William was born in Falaise, Normandy in 1028. He was the illegitimate son of Richard I, Duke of Normandy, who recognised him as heir at the young age of eight. William's rule in Normandy before 1066 was a successful one. He dominated the Norman aristocracy and his political and military power ensured he was successful in negotiations to marry Mathilda, daughter of Count Baldwin of Flanders, which he did in 1053.

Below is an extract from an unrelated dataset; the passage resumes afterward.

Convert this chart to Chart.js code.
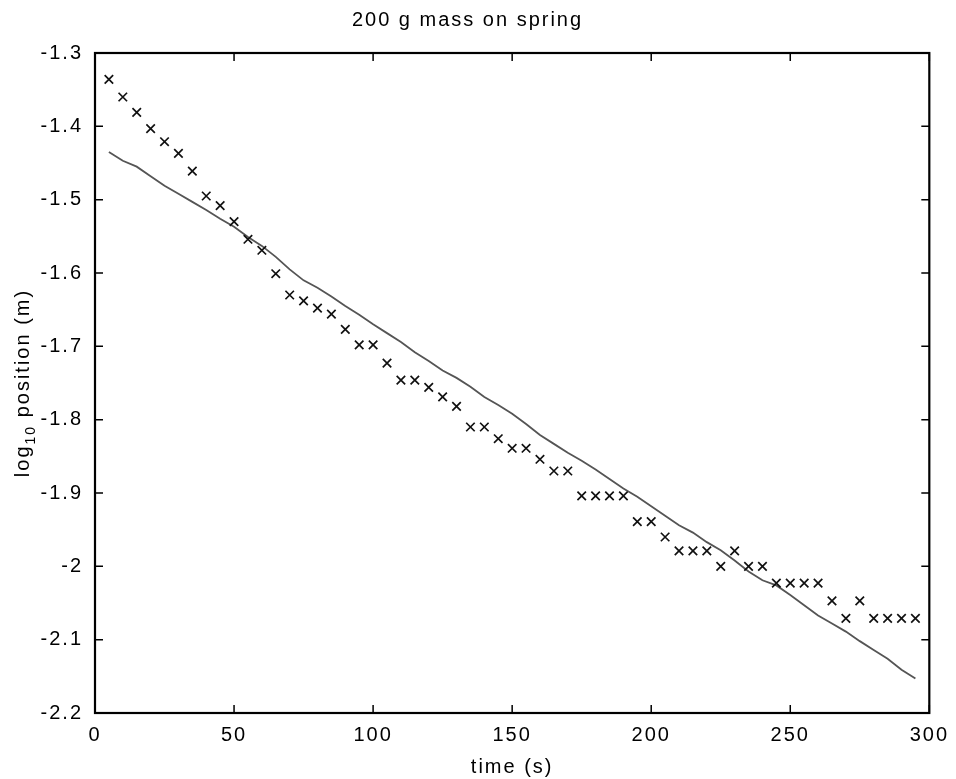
<!DOCTYPE html>
<html>
<head>
<meta charset="utf-8">
<script src="https://cdn.jsdelivr.net/npm/chart.js@4/dist/chart.umd.min.js"></script>
<style>
  html, body { margin: 0; background: #fff; }
  #wrap { width: 956px; height: 779px; }
</style>
</head>
<body>
<div id="wrap"><canvas id="chart"></canvas></div>
<script>
const times = [5, 10, 15, 20, 25, 30, 35, 40, 45, 50, 55, 60, 65, 70, 75, 80, 85, 90, 95, 100,
  105, 110, 115, 120, 125, 130, 135, 140, 145, 150, 155, 160, 165, 170, 175, 180, 185, 190, 195, 200,
  205, 210, 215, 220, 225, 230, 235, 240, 245, 250, 255, 260, 265, 270, 275, 280, 285, 290, 295];

// measured log10 position (crosses)
const measured = [-1.336, -1.360, -1.381, -1.403, -1.421, -1.437, -1.461, -1.495, -1.508, -1.530,
  -1.554, -1.569, -1.601, -1.630, -1.638, -1.648, -1.656, -1.677, -1.698, -1.698,
  -1.723, -1.746, -1.746, -1.756, -1.769, -1.782, -1.810, -1.810, -1.826, -1.839,
  -1.839, -1.854, -1.870, -1.870, -1.904, -1.904, -1.904, -1.904, -1.939, -1.939,
  -1.960, -1.979, -1.979, -1.979, -2.000, -1.979, -2.000, -2.000, -2.023, -2.023,
  -2.023, -2.023, -2.047, -2.071, -2.047, -2.071, -2.071, -2.071, -2.071];

// model curve (solid line)
const fitted = [-1.435, -1.447, -1.455, -1.468, -1.481, -1.492, -1.503, -1.514, -1.526, -1.537,
  -1.551, -1.563, -1.578, -1.595, -1.610, -1.620, -1.632, -1.645, -1.657, -1.670,
  -1.682, -1.694, -1.708, -1.720, -1.733, -1.743, -1.755, -1.769, -1.780, -1.792,
  -1.806, -1.821, -1.833, -1.845, -1.856, -1.868, -1.881, -1.894, -1.905, -1.918,
  -1.931, -1.944, -1.954, -1.967, -1.978, -1.992, -2.007, -2.019, -2.026, -2.039,
  -2.053, -2.067, -2.078, -2.089, -2.102, -2.114, -2.126, -2.141, -2.153];

const xTicks = [0, 50, 100, 150, 200, 250, 300];
const yTicks = [-2.2, -2.1, -2, -1.9, -1.8, -1.7, -1.6, -1.5, -1.4, -1.3];

const FONT = 'Liberation Sans, Arial, sans-serif';

const spacing = {
  id: 'spacing',
  beforeDraw(chart) { chart.ctx.letterSpacing = '2px'; }
};

const frame = {
  id: 'frame',
  afterDraw(chart) {
    const ctx = chart.ctx;
    const a = chart.chartArea;
    const xs = chart.scales.x, ys = chart.scales.y;
    ctx.save();
    ctx.strokeStyle = '#000';
    ctx.lineWidth = 1.5;
    ctx.beginPath();
    xTicks.forEach(v => {
      const px = xs.getPixelForValue(v);
      ctx.moveTo(px, a.bottom); ctx.lineTo(px, a.bottom - 8);
      ctx.moveTo(px, a.top); ctx.lineTo(px, a.top + 8);
    });
    yTicks.forEach(v => {
      const py = ys.getPixelForValue(v);
      ctx.moveTo(a.left, py); ctx.lineTo(a.left + 8, py);
      ctx.moveTo(a.right, py); ctx.lineTo(a.right - 8, py);
    });
    ctx.stroke();
    ctx.lineWidth = 2.2;
    ctx.strokeRect(a.left, a.top, a.right - a.left, a.bottom - a.top);

    // y axis title with subscript
    ctx.fillStyle = '#000';
    ctx.letterSpacing = '2px';
    ctx.translate(23, (a.top + a.bottom) / 2);
    ctx.rotate(-Math.PI / 2);
    ctx.textBaseline = 'middle';
    ctx.textAlign = 'left';
    const big = '20px ' + FONT, small = '14px ' + FONT;
    ctx.font = big;
    const w1 = ctx.measureText('log').width;
    const w3 = ctx.measureText(' position (m)').width;
    ctx.font = small;
    const w2 = ctx.measureText('10').width;
    let x = -(w1 + w2 + w3) / 2;
    ctx.font = big;
    ctx.fillText('log', x, 0);
    x += w1;
    ctx.font = small;
    ctx.fillText('10', x, 8);
    x += w2;
    ctx.font = big;
    ctx.fillText(' position (m)', x, 0);
    ctx.restore();
  }
};

new Chart(document.getElementById('chart'), {
  type: 'scatter',
  data: {
    datasets: [
      {
        label: 'measured',
        data: times.map((t, i) => ({ x: t, y: measured[i] })),
        showLine: false,
        pointStyle: 'crossRot',
        pointRadius: 6,
        borderColor: '#111',
        borderWidth: 1.7
      },
      {
        label: 'fit',
        data: times.map((t, i) => ({ x: t, y: fitted[i] })),
        showLine: true,
        pointRadius: 0,
        borderColor: '#555',
        borderWidth: 1.8,
        tension: 0
      }
    ]
  },
  options: {
    responsive: true,
    maintainAspectRatio: false,
    animation: false,
    layout: { padding: { top: 0, right: 21, bottom: 0, left: 0 } },
    plugins: {
      legend: { display: false },
      tooltip: { enabled: false },
      title: {
        display: true,
        text: '200 g mass on spring',
        color: '#000',
        font: { family: FONT, size: 20, weight: 'normal' },
        padding: { top: 8, bottom: 21 }
      }
    },
    scales: {
      x: {
        type: 'linear',
        min: 0, max: 300,
        afterBuildTicks: s => { s.ticks = xTicks.map(v => ({ value: v })); },
        afterFit: s => { s.height = 66; },
        grid: { display: false, drawTicks: false },
        border: { display: false },
        ticks: { color: '#000', font: { family: FONT, size: 20 }, padding: 10, maxRotation: 0 },
        title: { display: true, text: 'time (s)', color: '#000', font: { family: FONT, size: 20 }, padding: { top: 0, bottom: 0 } }
      },
      y: {
        type: 'linear',
        min: -2.2, max: -1.3,
        afterBuildTicks: s => { s.ticks = yTicks.map(v => ({ value: v })); },
        afterFit: s => { s.width = 95; },
        grid: { display: false, drawTicks: false },
        border: { display: false },
        ticks: { color: '#000', font: { family: FONT, size: 20 }, padding: 12,
          callback: v => String(Math.round(v * 10) / 10) }
      }
    }
  },
  plugins: [spacing, frame]
});
</script>
</body>
</html>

William was one of several 11th century French territorial princes to conqueror lands outside northern France. However, it was his victorious and brutal Conquest of England, and subsequent coronation as King in Westminster Abbey, that makes him the most well-known and gives him the new name “William the Conqueror”. After effectively consolidating his rule in England, a Norman aristocracy became the new governing class and many members of the native English elite, including bishops, were replaced with Normans. The Normans not only brought about political, social and cultural changes to Normandy and England, they embarked on a vast and widespread building programme, notably building great towers and halls in stone.

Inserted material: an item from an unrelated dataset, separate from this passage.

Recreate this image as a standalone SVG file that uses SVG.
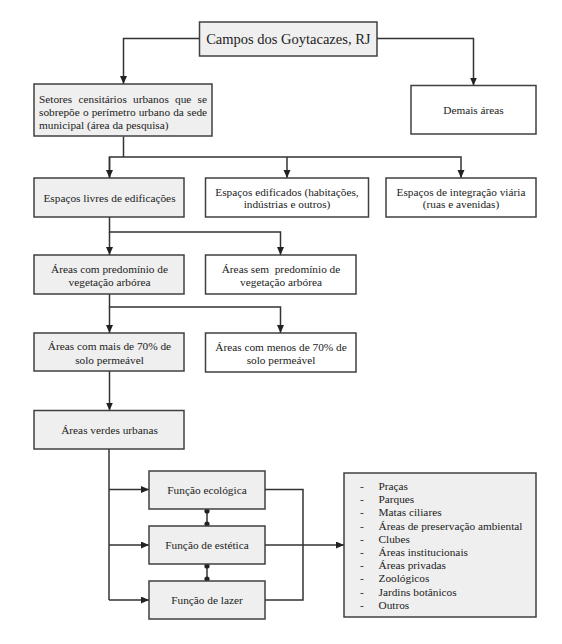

William spent the early years of his reign securing his borders and crushing resistance, including several baronial rebellions. A ruthless and efficient leader of both Normandy and England, William continued to govern separate territories on both sides of the Channel and his kingdom became increasingly stable. Most of his final 15 years were spent in Normandy, where he also spent the last few months of his reign fighting Philip I, King of France. William died in 1087 from injuries he received after falling from his horse. He divided his lands between two of his sons, with Robert gaining Normandy and William Rufus, England.